There truly is nothing outside of myself that I can control. I can’t control this person who continues down a destructive path and tries to pull me in. I can’t control their desire to control me. I can only control my choices, especially how I respond to what they are doing. And no response, is a SOLID response.

Sometime, also about 5 months ago, I sat down and listed all of the things I can control. Humans by nature like to feel like they are in control of something, and it was important for me to not feel powerless or helpless. So here is my list. I keep it on my phone, read it frequently, and when the inspiration hits, I add more to it. It keeps growing, but at the root of it all is one word: myself. I can only control myself. I can’t control other people (and what they do), the weather, random injuries, flat tires, or any of the millions of things life dishes out to us with little or no advanced warning. Just me. Only me.
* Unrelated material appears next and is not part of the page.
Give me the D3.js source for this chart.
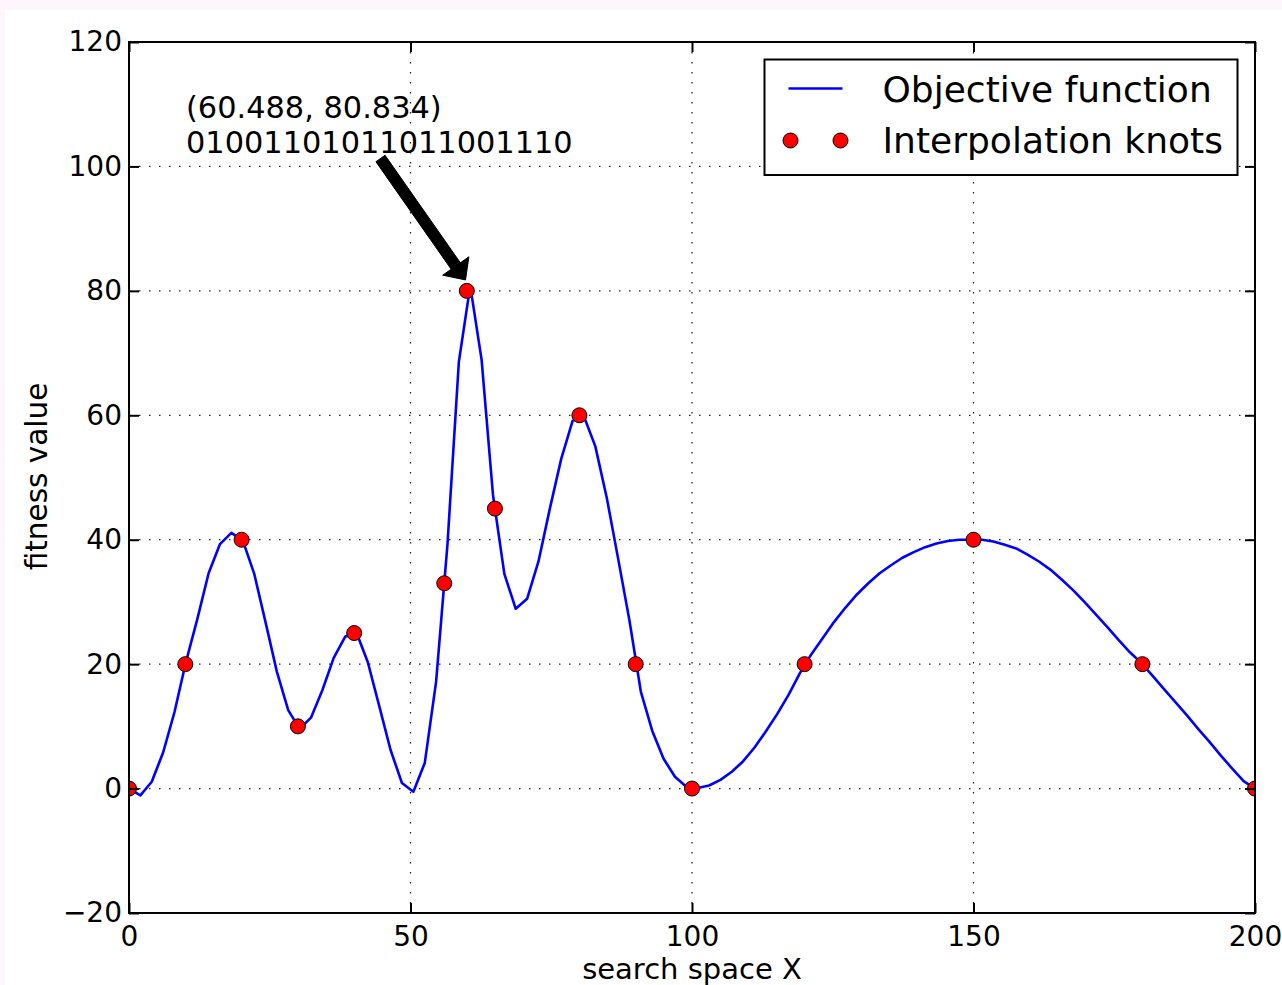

Things I can control and have power over:

  • My reactions to anything I face
  • My emotions and how I respond to triggers
  • My truth
  • My commitments to myself and others
  • My time and how I spend it
  • My body and what I do with it
  • My mental/physical/emotional/sexual health
  • My schedule and how I fill it
  • My diet
  • My substance, nicotine, and alcohol use
  • My money
  • My choice of friends and relationships
  • My sexuality
  • My love and who/how I share it with others
  • My gifts and acts of service 
  • My communication
  • My volunteerism
  • My employment

Things I can’t control and have no power over:

  • Literally everything else

So, take a few minutes to write down what you have control over and the things you don’t (and probably wish) you had control over. Then examine the things you don’t have control over, especially the ones that are causing you turmoil, emotions, and wasted energy. Stop trying to control them and give the control and power back to what you can control, yourself. Release expectations of others and yourself; they only serve to disappoint you in the long run. Turn to love and compassion for yourself and the healing journey you are on. And share that love and compassion with everyone and everything in your world (even your enemies).

Have a lovely day my friends and followers. I love all of you and hope this helps you take control of yourself and release your need to control anything that you simply cannot (which is almost everything, except you).